Marketbites: Markets Gain on Diminishing Risks
Portfolio Manager Commentary:
U.S. stocks rose Tuesday as investors bet the risk of widespread disaster following the closures of Silicon Valley Bank and Signature Bank has been contained. Investors’ enthusiasm for buying bank stocks lost some steam in the afternoon. But many still notched gains, marking a turn from two sessions of deep selloffs as investors became increasingly confident that those names wouldn’t suffer the same fate as Silicon Valley and Signature. Regulators said Sunday that they created a plan to backstop all depositors in the two banks. Shares of First Republic Bank popped nearly 27% after closing down nearly 62% on Monday.
The rally extended beyond financials, with all of the 11 S&P 500 sectors rising in Tuesday’s session. Stocks gave up some gains in the afternoon as investors responded to news of a Russian fighter jet downing a U.S. drone over the Black Sea.
Traders also focused on the latest U.S. inflation data. The consumer price index rose 0.4% in February from January, matching the consensus estimate of economists polled by Dow Jones. The annualized increase of 6% was also in line with economists’ expectations.

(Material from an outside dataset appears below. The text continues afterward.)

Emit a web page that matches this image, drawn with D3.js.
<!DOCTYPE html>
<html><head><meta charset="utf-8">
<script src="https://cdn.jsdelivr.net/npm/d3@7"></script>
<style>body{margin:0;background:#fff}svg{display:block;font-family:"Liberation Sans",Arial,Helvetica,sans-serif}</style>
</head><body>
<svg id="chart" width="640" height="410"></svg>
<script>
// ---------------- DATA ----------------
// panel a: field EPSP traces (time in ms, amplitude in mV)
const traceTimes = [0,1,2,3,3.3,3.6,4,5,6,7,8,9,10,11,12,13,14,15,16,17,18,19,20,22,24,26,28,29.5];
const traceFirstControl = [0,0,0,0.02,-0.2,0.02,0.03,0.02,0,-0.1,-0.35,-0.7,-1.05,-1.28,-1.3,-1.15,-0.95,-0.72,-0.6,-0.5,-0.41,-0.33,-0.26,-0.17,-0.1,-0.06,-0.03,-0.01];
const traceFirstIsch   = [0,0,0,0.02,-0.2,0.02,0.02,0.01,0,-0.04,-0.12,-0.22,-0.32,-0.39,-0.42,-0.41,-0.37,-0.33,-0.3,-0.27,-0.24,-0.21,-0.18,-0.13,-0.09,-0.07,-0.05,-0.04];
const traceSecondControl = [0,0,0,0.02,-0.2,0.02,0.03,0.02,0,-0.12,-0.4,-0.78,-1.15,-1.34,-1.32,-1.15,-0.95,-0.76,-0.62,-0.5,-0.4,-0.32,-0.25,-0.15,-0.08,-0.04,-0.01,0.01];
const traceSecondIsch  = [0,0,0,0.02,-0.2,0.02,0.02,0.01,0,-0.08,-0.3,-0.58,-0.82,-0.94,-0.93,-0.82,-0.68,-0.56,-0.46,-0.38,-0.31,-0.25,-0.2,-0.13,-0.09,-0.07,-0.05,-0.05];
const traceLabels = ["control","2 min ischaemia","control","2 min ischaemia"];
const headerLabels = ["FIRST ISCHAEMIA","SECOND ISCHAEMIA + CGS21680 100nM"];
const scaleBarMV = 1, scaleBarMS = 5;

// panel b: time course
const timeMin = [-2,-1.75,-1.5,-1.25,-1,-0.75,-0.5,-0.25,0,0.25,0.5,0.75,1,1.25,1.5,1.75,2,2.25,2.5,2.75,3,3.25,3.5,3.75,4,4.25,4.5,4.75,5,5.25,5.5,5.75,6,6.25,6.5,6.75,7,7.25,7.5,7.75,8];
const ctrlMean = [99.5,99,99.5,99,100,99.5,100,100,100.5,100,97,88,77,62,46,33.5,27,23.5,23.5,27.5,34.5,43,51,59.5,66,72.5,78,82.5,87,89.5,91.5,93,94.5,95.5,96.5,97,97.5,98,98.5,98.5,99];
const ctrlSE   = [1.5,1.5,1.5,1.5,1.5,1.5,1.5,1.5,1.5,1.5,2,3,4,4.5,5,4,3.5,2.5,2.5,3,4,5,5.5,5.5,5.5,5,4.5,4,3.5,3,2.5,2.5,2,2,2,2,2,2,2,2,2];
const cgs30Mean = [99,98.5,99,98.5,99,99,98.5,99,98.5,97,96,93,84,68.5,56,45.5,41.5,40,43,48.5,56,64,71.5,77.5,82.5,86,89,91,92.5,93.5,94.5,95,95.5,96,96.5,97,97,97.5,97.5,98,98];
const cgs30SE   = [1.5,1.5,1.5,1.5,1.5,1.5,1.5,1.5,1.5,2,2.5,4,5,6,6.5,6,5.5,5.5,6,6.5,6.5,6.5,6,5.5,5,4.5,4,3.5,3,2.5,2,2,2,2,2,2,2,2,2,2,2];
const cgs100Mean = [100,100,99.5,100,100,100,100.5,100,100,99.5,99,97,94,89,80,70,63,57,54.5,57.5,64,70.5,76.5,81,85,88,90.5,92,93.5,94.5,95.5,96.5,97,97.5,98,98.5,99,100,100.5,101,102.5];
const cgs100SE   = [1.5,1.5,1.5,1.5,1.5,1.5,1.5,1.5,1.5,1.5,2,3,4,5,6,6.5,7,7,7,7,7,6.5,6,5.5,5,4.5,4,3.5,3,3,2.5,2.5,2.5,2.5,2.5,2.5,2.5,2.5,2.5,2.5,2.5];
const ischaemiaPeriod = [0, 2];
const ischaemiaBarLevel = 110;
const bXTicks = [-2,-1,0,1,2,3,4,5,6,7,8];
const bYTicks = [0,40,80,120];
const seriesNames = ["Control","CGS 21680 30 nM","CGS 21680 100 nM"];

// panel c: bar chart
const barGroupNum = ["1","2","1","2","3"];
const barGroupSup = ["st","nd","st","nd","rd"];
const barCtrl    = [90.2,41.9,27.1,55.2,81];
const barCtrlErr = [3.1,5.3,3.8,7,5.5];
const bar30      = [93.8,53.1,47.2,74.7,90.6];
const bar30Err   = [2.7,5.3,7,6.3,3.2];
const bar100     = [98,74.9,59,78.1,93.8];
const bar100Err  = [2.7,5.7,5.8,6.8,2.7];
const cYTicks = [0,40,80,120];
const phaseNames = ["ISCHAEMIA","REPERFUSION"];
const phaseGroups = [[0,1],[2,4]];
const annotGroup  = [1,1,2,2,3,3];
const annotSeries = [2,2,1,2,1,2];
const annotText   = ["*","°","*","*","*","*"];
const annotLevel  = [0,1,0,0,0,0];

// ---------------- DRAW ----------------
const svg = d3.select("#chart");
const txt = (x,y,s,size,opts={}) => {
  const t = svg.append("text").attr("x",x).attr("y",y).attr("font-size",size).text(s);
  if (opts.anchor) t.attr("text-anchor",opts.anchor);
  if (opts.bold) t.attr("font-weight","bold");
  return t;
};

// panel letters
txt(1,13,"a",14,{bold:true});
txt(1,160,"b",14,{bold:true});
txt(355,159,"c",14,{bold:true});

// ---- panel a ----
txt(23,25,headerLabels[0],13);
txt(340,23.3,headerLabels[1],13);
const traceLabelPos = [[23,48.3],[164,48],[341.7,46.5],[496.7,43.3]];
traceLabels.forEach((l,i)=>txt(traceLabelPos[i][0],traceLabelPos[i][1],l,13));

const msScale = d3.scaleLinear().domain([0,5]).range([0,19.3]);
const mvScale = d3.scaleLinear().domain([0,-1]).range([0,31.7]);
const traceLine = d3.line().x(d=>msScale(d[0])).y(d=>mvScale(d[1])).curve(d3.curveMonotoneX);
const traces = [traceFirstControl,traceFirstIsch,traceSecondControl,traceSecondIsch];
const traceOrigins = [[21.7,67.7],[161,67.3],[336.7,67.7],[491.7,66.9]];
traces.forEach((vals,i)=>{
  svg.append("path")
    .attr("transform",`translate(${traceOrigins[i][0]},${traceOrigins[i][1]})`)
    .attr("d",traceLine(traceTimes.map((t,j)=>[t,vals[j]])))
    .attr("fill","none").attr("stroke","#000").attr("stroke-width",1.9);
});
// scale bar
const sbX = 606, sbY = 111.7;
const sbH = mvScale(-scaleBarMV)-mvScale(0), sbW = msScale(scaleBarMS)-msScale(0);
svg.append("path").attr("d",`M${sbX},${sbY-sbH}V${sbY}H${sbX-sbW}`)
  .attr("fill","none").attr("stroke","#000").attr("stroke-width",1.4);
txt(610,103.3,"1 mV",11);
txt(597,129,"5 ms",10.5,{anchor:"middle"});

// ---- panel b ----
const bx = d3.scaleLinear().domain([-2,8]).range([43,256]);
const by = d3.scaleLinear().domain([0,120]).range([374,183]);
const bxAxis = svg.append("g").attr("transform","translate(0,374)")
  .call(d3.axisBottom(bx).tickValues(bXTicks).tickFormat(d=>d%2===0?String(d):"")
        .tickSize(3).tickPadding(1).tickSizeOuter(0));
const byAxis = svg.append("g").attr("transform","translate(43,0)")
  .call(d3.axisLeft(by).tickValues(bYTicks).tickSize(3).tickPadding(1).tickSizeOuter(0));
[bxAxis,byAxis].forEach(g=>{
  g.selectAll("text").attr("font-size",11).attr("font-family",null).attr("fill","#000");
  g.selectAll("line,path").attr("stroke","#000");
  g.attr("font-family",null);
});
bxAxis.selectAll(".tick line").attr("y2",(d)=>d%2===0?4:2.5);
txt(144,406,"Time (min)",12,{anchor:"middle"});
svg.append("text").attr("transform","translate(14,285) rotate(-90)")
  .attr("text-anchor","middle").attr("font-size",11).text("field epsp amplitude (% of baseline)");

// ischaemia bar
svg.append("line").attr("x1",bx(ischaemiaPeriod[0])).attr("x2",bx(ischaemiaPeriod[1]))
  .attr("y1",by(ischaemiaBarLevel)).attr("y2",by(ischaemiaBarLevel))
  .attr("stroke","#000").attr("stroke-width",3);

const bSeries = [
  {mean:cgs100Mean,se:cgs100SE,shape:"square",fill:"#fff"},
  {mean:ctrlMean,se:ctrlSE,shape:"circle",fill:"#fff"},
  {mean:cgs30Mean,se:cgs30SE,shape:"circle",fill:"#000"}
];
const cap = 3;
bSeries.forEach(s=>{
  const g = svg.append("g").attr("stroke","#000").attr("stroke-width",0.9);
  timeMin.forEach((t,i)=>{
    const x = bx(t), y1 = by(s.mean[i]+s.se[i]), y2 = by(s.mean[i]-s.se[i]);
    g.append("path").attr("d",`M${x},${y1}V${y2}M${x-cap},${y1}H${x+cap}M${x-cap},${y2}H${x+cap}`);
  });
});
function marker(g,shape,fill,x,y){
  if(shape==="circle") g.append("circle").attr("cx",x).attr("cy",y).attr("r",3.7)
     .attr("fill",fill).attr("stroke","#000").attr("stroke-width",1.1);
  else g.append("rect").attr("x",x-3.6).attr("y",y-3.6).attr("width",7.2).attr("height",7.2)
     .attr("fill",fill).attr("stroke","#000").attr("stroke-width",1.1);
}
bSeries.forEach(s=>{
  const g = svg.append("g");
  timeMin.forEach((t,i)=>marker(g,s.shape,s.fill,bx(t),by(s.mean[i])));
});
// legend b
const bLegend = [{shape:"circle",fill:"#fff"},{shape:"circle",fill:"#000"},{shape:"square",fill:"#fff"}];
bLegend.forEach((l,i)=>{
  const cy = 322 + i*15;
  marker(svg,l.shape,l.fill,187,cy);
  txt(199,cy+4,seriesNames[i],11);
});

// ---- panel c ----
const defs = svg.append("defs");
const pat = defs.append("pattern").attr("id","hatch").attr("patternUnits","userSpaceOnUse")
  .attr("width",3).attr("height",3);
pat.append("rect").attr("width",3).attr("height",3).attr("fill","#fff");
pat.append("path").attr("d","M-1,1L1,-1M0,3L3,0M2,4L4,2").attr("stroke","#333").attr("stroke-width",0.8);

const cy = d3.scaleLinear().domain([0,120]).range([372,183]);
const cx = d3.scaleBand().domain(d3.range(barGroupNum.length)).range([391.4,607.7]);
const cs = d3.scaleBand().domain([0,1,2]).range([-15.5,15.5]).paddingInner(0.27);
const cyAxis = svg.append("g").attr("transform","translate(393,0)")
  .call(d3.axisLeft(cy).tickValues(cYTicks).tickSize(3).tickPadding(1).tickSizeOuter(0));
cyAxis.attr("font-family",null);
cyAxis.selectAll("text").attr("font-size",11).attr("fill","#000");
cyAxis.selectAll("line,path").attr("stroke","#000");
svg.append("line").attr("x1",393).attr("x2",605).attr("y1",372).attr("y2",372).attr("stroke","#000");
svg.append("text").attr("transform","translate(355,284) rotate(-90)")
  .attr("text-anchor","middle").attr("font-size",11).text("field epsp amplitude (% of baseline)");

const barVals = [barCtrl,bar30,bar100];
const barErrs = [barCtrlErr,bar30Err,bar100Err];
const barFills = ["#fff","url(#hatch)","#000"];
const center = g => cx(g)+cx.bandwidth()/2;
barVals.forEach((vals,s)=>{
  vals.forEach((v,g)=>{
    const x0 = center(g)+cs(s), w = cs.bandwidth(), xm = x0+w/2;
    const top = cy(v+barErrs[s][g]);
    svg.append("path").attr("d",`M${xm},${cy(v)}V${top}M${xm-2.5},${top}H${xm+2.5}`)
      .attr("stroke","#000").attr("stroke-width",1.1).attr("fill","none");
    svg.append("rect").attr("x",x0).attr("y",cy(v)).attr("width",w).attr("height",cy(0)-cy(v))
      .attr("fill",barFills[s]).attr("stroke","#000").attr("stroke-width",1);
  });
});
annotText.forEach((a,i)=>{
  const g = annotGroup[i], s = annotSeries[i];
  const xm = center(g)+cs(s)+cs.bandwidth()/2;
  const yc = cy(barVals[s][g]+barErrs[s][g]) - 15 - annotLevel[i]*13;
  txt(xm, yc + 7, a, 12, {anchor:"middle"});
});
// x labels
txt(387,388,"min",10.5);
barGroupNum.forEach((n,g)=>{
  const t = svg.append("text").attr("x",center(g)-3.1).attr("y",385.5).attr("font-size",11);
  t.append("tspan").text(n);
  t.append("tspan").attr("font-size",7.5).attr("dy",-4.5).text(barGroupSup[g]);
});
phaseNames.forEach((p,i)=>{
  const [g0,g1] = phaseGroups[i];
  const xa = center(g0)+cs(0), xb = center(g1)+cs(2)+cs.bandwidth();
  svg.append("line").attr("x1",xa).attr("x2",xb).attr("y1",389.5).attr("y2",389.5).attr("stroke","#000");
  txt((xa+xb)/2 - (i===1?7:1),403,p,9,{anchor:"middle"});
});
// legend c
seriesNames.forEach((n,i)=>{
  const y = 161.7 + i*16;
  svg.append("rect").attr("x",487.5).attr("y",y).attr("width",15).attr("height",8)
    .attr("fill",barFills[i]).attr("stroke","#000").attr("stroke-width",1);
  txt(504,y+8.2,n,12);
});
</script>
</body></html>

“It’s a sigh-of-relief rally, we’ll call it, given the lack of any major surprises in CPI and then just the lack of any surprises overnight in the banking space,” said Adam Turnquist, chief technical strategist at LPL Financial. “The market’s welcoming that.”
Chart of the Day:
Pfizer Inc. agreed to pay $43 billion for biotech Seagen Inc. and its pioneering class of targeted cancer drugs. Under the terms, Pfizer would pay $229 a share in cash, the drugmaker said Monday. The companies expect the deal, which includes debt, to close late this year or early next year. However, it is likely to face scrutiny from antitrust regulators, who have stepped up their reviews of healthcare and other deals.